Faced with the grim prospect of a crippling island-wide traders' strike, the Sri Lankan government has drastically cut taxes on essential foods, most of which are imported from India.

Hemaka Fernando, media secretary of the Essential Food Commodities Importers and Traders Association (EFCITA) told IANS on Tuesday night that the government had cancelled the taxes imposed on December 25 last year and introduced more reasonable rates.

This would enable the India-Sri Lanka trade in essential foods to survive and the people of Sri Lanka to get essential commodities at reasonable prices.

The taxes per kg will now be: Bombay (big) onions Sri Lanka Rs 20 ($0.18), potatoes Rs15, moong beans Rs13, chick peas Rs15, yellow split peas Rs15, chillies Rs30, sugar Rs14 and split lentil Rs 6. The bulk of these commodities are imported from India.

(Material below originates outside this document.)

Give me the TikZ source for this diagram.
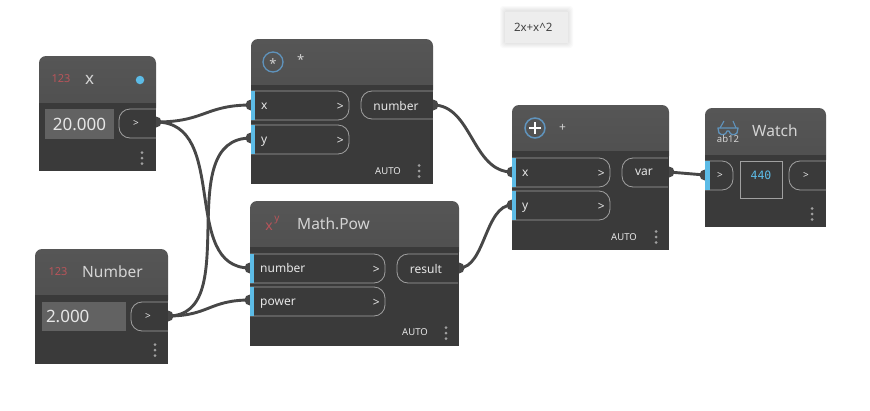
\documentclass[tikz,border=0pt]{standalone}
\usepackage{fontspec}
\setmainfont{Noto Sans}
\newfontfamily\valuemono{DejaVu Sans Mono}
\definecolor{bodyc}{HTML}{3A3A3A}
\definecolor{headc}{HTML}{565656}
\definecolor{headd}{HTML}{4F4F4F}
\definecolor{wirec}{HTML}{474747}
\definecolor{bluec}{HTML}{5CBBE6}
\definecolor{portc}{HTML}{A0A0A0}
\definecolor{txtc}{HTML}{E6E6E6}
\definecolor{titlec}{HTML}{D4D4D4}
\definecolor{redc}{HTML}{B8545A}
\definecolor{ringc}{HTML}{5F93BC}
\definecolor{boxc}{HTML}{626262}
\tikzset{
  wire/.style={draw=wirec,line width=2.9pt,line cap=round},
  pin/.style={circle,fill=wirec,inner sep=0pt,minimum size=11pt},
  title/.style={text=titlec,font=\fontsize{15.5}{18}\selectfont,inner sep=0pt,anchor=west},
  plabel/.style={text=txtc,font=\fontsize{12}{14}\selectfont,inner sep=0pt},
  auto label/.style={text=txtc,font=\fontsize{9.5}{11}\selectfont,inner sep=0pt},
  portline/.style={draw=portc,line width=0.8pt},
  dot/.style={circle,fill=portc,inner sep=0pt,minimum size=3pt},
  icon/.style={text=redc,font=\fontsize{11}{13}\selectfont,inner sep=0pt},
  ring/.style={circle,draw=ringc,line width=1.3pt,inner sep=0pt,minimum size=20pt,text=white},
  valbox/.style={fill=boxc,inner sep=0pt,text=txtc,font=\fontsize{17}{20}\selectfont},
  tip/.style={fill=black!7,inner sep=0pt,minimum width=63pt,minimum height=31pt,text=black!75,
    font=\fontsize{11.5}{13}\selectfont,text width=45pt,align=left}
}
% card: name x1 y1 x2 y2 yheader
\newcommand{\dcard}[6]{%
  \fill[bodyc] (#2,#6) rectangle (#4,#5);
  \shade[top color=headc,bottom color=headd,rounded corners=7pt] (#2,#6+12) -- (#2,#3) -- (#4,#3) -- (#4,#6+12) -- cycle;
  \fill[bodyc] (#2,#6) rectangle (#4,#6+13);
  \coordinate (#1) at (#2,#3);
}
% input port: name x1 y1 x2 y2 label
\newcommand{\inport}[6]{%
  \draw[portline,rounded corners=11pt] (#2,#3) -- (#4,#3) -- (#4,#5) -- (#2,#5);
  \fill[bluec] (#2,#3) rectangle (#2+4,#5);
  \node[plabel,anchor=base west] (#1) at (#2+10,#3+18) {#6};
  \node[plabel,anchor=base east] (#1arrow) at (#4-5,#3+19) {>};
}
% output port: name x1 y1 x2 y2 label-centre-x label
\newcommand{\outport}[7]{%
  \draw[portline,rounded corners=11pt] (#5,#3) -- (#2,#3) -- (#2,#4) -- (#5,#4);
  \node[plabel] (#1) at (#6,#3+14.5) {#7};
}
\newcommand{\dmenu}[3]{%
  \node[dot] (#1a) at (#2,#3-5.5) {};
  \node[dot] (#1b) at (#2,#3) {};
  \node[dot] (#1c) at (#2,#3+5.5) {};
}
\newcommand{\smallgt}{{\fontsize{10}{12}\selectfont >}}
\begin{document}
\begin{tikzpicture}[x=1pt,y=-1pt]
\useasboundingbox (0,0) rectangle (870,410);
\fill[white] (0,0) rectangle (870,410);

% tooltip
\foreach \s in {5,4,3,2,1}
  \fill[black,opacity=.018,rounded corners=3pt] (505-\s,11-\s) rectangle (568+\s,43+\s);
\node[tip] (tooltip) at (536.5,27) {2x+x\^{}2};

% pins
\node[pin] (xout) at (156,122) {};
\node[pin] (nout) at (168,316) {};
\node[pin] (mx) at (251,105) {};
\node[pin] (my) at (251,138) {};
\node[pin] (pn) at (250,268) {};
\node[pin] (pp) at (250,300) {};
\node[pin] (mout) at (433,105) {};
\node[pin] (pout) at (459,268) {};
\node[pin] (ax) at (512,172) {};
\node[pin] (ay) at (512,205) {};
\node[pin] (aout) at (669,172) {};
\node[pin] (win) at (705,175) {};

% wires
\draw[wire] (xout.center) .. controls (205,122) and (205,105) .. (mx.center);
\draw[wire] (xout.center) .. controls (230,122) and (180,268) .. (pn.center);
\draw[wire] (nout.center) .. controls (245,316) and (170,138) .. (my.center);
\draw[wire] (nout.center) .. controls (209,316) and (209,300) .. (pp.center);
\draw[wire] (mout.center) .. controls (472,105) and (472,172) .. (ax.center);
\draw[wire] (pout.center) .. controls (485,268) and (485,205) .. (ay.center);
\draw[wire] (aout.center) -- (win.center);

% x node
\dcard{cardx}{39}{56}{156}{171}{103}
\node[icon] (xicon) at (61,79) {123};
\node[title,font=\fontsize{17}{20}\selectfont] (xtitle) at (85,80) {x};
\node[circle,fill=bluec,inner sep=0pt,minimum size=8.5pt] (xdot) at (140,80) {};
\node[valbox,minimum width=69pt,minimum height=30pt] (xval) at (79.5,124) {20.000};
\outport{xo}{119}{109}{138}{156}{136}{\smallgt}
\dmenu{xm}{142}{158}

% Number node
\dcard{cardn}{35}{249}{168}{364}{295}
\node[icon] (nicon) at (58,272) {123};
\node[title] (ntitle) at (82,272) {Number};
\node[valbox,minimum width=84pt,minimum height=29pt,align=left,text width=76pt] (nval) at (84,316.5) {2.000};
\outport{no}{131}{302}{331}{168}{148}{\smallgt}
\dmenu{nm}{155}{350}

% Multiply node
\dcard{cardm}{251}{39}{433}{184}{85}
\node[ring] (mring) at (273,62) {};
\node[text=titlec,font=\fontsize{13}{13}\selectfont,inner sep=0pt] (mstar) at (273,64) {*};
\node[title,font=\fontsize{13}{15}\selectfont] (mtitle) at (297,60) {*};
\inport{mix}{251}{91}{349}{120}{x}
\inport{miy}{251}{125}{349}{154}{y}
\outport{mo}{361}{91}{119}{433}{396}{number}
\node[auto label] (mauto) at (388,171) {AUTO};
\dmenu{mm}{419}{171}

% Math.Pow node
\dcard{cardp}{250}{201}{459}{346}{247}
\node[icon,font=\fontsize{14}{15}\selectfont] (picon) at (269,227) {x};
\node[icon,font=\fontsize{10}{12}\selectfont] (picon2) at (277,220) {y};
\node[title] (ptitle) at (297,224) {Math.Pow};
\inport{pin1}{250}{254}{385}{283}{number}
\inport{pin2}{250}{287}{385}{316}{power}
\outport{po}{397}{254}{283}{458}{426}{result}
\node[auto label] (pauto) at (415,332) {AUTO};
\dmenu{pm}{446}{333}

% Add node
\dcard{carda}{512}{105}{669}{250}{151}
\node[ring,line width=1.5pt] (aring) at (535,128) {};
\draw[white,line width=2pt] (529,128) -- (541,128) (535,122) -- (535,134);
\node[title,font=\fontsize{12}{14}\selectfont] (atitle) at (559,128) {+};
\inport{aix}{512}{158}{610}{187}{x}
\inport{aiy}{512}{191}{610}{220}{y}
\outport{ao}{622}{158}{187}{668}{644}{var}
\node[auto label] (aauto) at (624,237) {AUTO};
\dmenu{am}{656}{237}

% Watch node
\dcard{cardw}{705}{108}{826}{227}{155}
\draw[ringc,line width=1.3pt,line join=round] (718,128) -- (738,128) -- (737,133) .. controls (734,136) and (730,135) .. (729,131) -- (727,131) .. controls (726,135) and (722,136) .. (719,133) -- cycle;
\draw[ringc,line width=1.1pt] (720,128) -- (724,121) (736,128) -- (733,121);
\node[text=titlec,font=\bfseries\fontsize{9.5}{11}\selectfont,inner sep=0pt] (wicon) at (728,139) {ab12};
\node[title] (wtitle) at (752,131) {Watch};
\draw[portline,rounded corners=11pt] (705,161) -- (733,161) -- (733,190) -- (705,190);
\fill[bluec] (705,161) rectangle (710,190);
\node[plabel] (wi) at (720,175) {\smallgt};
\node[draw=portc,line width=0.8pt,minimum width=42pt,minimum height=37pt,inner sep=0pt] (wbox) at (761,179.5) {};
\node[text=bluec,font=\valuemono\fontsize{11.5}{13}\selectfont,inner sep=0pt] (wval) at (761,175) {440};
\outport{wo}{789}{161}{190}{826}{806}{\smallgt}
\dmenu{wm}{812}{214}
\end{tikzpicture}
\end{document}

Fernando said that the importers and traders had given up their opposition to a government plan to set up a state owned company to import and distribute essential food items with a view to bringing down the crushing cost of living.

"We are assured that the food imported by the government company would be very small in quantity, and that they would be sold only to the poorest of the poor through the samurdhi poverty alleviation scheme," he said.

On Monday, Commerce and Consumer Affairs Minister Bandula Gunawardene told the media that the government would establish the State Trading Cooperative Wholesale Company at a cost of Rs.1.2 billion ($11 million). It will distribute food through 306 cooperative outlets nation wide. The company would come into existence January 15.

Late last year, when the government announced its plans to set up the company, importers and traders fought it tooth and nail and threatened to go on an island wide strike.

They said the gigantic state owned company would not only fail to function properly like other public sector institutions, but would drive hundreds of traders and importers out of business. This would have been the second blow in quick succession after the hike in taxes on December 25. Indian exporters of essential foods to Sri Lanka would also have been hit hard by the strike.